What is the Escape Velocity Calculator?
This calculator computes two related quantities using Newtonian gravitation. First, the surface escape velocity: the minimum speed an object needs at a body's surface to break free of that body's gravity. Second, the Solar-System escape velocity: the speed (relative to the Sun) needed to leave the Solar System starting from a body's orbital distance. Pick a preset (Sun through Neptune, plus the Moon and the asteroids Itokawa and Ceres) to auto-fill the physical values, or type your own. This is pure physics and applies universally.
How to use it
Select a body from the dropdown. Its mass M (kg), radius r (km), orbital semi-major axis R (AU) and central body mass Mc (kg) fill in automatically. You may edit any field. The gravitational constant G defaults to the CODATA value 6.67430e-11 and can be changed. Press calculate to see both escape velocities in m/s and km/s.
The formula explained
Setting total mechanical energy to zero gives \((1/2)v^2 = GM/d\), so \(v = \sqrt{2GM/d}\). For the surface case, \(d\) is the body's radius converted to metres (\(r \times 1000\)). For the Solar-System case, \(M\) becomes the central mass \(M_c\) and \(d\) is the orbital distance converted to metres (\(R \times 1.495978707 \times 10^{11}\) m per AU).
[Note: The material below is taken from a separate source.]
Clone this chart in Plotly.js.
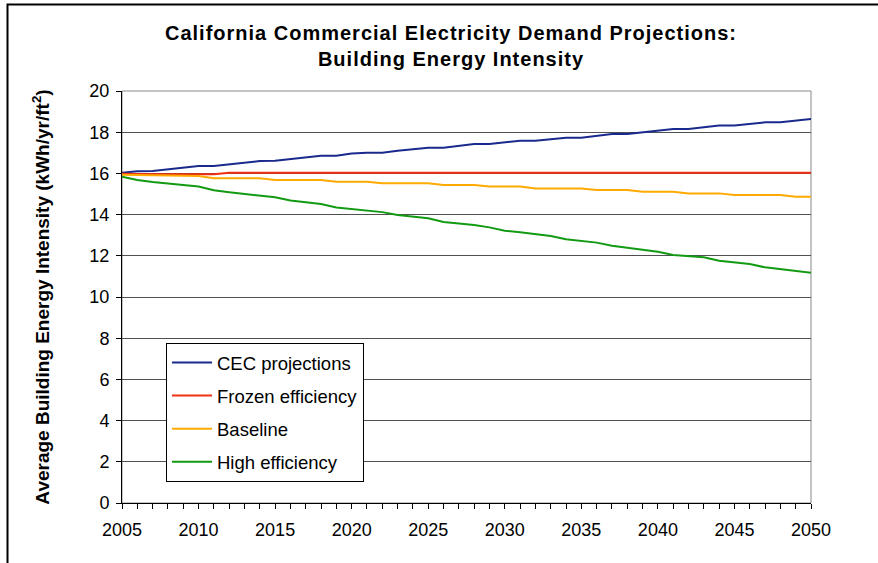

$$v_{esc} = \sqrt{\dfrac{2\,\text{G}\,\text{M}}{1000\cdot\text{r (km)}}}$$$$v_{solar} = \sqrt{\dfrac{2\,\text{G}\,\text{M}_c}{1.495978707\times 10^{11}\cdot\text{R (AU)}}}$$
Worked example: Earth
With \(M = 5.97237 \times 10^{24}\) kg, \(r = 6371\) km, the surface escape velocity is $$\sqrt{2 \times 6.67430 \times 10^{-11} \times 5.97237 \times 10^{24} / 6.371 \times 10^{6}} \approx 11186 \text{ m/s} \approx 11.19 \text{ km/s}.$$ At Earth's orbit (\(R = 1\) AU, \(M_c = 1.9885 \times 10^{30}\) kg), the Solar-System escape velocity is $$\sqrt{2 \times 6.67430 \times 10^{-11} \times 1.9885 \times 10^{30} / 1.495978707 \times 10^{11}} \approx 42123 \text{ m/s} \approx 42.1 \text{ km/s}.$$
FAQ
Why is the Solar-System value N/A for the Sun? The Sun does not orbit another body, so its orbital radius is zero and that calculation is undefined.
Does escape velocity depend on launch direction? No. Because it comes from energy conservation, only speed matters, not direction (ignoring atmosphere and rotation).
Why is the Solar-System escape so much larger than Earth's surface escape? The Sun is vastly more massive than Earth, so escaping its gravity well requires much more speed even at 1 AU distance.